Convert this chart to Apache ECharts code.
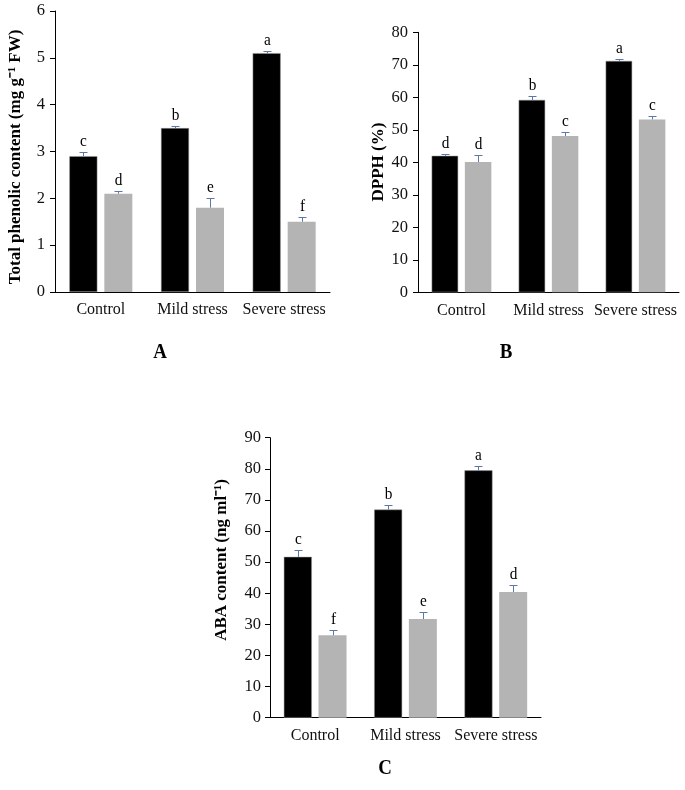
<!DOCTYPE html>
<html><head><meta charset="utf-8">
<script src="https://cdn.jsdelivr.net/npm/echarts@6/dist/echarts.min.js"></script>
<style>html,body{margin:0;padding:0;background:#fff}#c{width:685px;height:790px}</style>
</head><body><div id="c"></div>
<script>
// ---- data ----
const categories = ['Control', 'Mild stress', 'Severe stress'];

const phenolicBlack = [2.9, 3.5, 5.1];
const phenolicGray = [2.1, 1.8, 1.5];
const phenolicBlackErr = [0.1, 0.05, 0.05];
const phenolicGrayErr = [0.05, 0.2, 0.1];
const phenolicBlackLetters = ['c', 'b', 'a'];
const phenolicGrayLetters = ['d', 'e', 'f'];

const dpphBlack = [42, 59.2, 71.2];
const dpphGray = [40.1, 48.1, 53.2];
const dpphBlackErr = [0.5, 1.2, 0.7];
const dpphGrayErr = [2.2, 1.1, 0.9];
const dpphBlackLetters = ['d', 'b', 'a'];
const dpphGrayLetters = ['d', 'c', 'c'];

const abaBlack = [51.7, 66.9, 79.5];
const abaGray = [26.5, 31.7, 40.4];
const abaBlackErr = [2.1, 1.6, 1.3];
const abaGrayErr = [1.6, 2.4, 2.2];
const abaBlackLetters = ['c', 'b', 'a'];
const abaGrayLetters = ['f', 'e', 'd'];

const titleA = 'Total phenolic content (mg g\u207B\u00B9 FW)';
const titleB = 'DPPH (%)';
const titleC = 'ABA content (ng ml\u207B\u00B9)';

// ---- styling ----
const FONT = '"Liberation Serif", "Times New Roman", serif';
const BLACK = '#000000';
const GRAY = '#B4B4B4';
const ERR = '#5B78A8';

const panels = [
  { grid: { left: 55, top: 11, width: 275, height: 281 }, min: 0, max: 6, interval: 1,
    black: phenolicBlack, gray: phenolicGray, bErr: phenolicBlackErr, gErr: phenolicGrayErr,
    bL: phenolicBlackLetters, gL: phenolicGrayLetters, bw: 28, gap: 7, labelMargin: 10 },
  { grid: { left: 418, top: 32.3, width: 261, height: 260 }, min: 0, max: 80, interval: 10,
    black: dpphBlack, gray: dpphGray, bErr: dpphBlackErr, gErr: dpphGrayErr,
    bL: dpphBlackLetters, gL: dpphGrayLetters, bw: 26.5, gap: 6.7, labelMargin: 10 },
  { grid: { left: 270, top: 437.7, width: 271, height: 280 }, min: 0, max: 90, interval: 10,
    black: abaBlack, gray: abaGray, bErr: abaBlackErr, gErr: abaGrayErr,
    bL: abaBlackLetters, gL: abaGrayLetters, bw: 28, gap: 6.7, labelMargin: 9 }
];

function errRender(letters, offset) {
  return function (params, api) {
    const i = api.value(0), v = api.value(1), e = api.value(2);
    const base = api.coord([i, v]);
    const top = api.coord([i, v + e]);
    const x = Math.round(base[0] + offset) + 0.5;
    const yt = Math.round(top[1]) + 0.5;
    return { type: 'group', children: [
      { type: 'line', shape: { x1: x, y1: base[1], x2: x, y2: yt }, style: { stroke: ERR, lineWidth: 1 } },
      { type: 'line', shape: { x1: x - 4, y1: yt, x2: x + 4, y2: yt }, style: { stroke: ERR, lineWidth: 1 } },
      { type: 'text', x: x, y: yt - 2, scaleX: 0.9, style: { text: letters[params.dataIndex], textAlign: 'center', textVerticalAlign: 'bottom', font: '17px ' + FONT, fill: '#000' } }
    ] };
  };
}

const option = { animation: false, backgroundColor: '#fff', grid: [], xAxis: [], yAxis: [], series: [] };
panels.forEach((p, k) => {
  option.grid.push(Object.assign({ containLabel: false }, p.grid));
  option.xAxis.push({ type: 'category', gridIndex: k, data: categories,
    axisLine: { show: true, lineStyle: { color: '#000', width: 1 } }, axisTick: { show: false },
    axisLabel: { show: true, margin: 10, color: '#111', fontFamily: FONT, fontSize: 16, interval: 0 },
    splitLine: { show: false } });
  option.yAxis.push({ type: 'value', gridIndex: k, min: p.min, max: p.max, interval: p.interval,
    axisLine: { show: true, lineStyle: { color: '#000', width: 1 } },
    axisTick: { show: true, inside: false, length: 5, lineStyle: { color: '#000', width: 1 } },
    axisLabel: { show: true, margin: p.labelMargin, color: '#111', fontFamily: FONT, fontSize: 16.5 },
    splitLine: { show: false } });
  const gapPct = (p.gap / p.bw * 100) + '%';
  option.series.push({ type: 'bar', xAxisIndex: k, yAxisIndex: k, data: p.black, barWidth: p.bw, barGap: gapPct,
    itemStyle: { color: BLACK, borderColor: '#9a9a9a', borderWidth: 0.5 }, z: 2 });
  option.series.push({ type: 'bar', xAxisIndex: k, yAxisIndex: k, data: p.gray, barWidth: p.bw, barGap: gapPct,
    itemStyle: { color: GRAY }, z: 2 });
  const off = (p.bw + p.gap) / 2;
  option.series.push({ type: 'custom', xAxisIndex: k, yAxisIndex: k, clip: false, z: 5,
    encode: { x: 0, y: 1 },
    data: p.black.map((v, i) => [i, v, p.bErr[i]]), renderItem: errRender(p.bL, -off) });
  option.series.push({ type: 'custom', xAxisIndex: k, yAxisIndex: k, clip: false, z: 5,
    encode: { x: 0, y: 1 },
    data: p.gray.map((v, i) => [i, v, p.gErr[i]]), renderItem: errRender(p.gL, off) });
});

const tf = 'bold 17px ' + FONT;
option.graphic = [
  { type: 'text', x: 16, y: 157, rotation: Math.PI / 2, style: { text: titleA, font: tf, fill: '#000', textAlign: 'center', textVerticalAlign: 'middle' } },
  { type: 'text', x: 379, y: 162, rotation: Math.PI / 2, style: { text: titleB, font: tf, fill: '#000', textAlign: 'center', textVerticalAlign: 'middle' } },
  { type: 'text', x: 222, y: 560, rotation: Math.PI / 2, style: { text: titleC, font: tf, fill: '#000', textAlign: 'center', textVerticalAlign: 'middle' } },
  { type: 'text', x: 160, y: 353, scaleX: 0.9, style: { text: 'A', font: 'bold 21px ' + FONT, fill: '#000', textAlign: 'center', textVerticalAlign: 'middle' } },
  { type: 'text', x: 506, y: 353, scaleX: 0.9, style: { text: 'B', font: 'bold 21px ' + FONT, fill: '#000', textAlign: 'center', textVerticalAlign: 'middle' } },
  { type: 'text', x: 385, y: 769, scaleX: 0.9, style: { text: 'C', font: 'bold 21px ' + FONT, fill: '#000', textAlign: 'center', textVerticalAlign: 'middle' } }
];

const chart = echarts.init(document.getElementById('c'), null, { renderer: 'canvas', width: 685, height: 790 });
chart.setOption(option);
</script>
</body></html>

__Challenge__
Starting at the top of the listing above, reproduce each line up to and including the one with "const categories = ['Control', 'Mild"; omit the pictures.

__Result of the exercise__
Convert this chart to Apache ECharts code.
<!DOCTYPE html>
<html><head><meta charset="utf-8">
<script src="https://cdn.jsdelivr.net/npm/echarts@6/dist/echarts.min.js"></script>
<style>html,body{margin:0;padding:0;background:#fff}#c{width:685px;height:790px}</style>
</head><body><div id="c"></div>
<script>
// ---- data ----
const categories = ['Control', 'Mild stress', 'Severe stress'];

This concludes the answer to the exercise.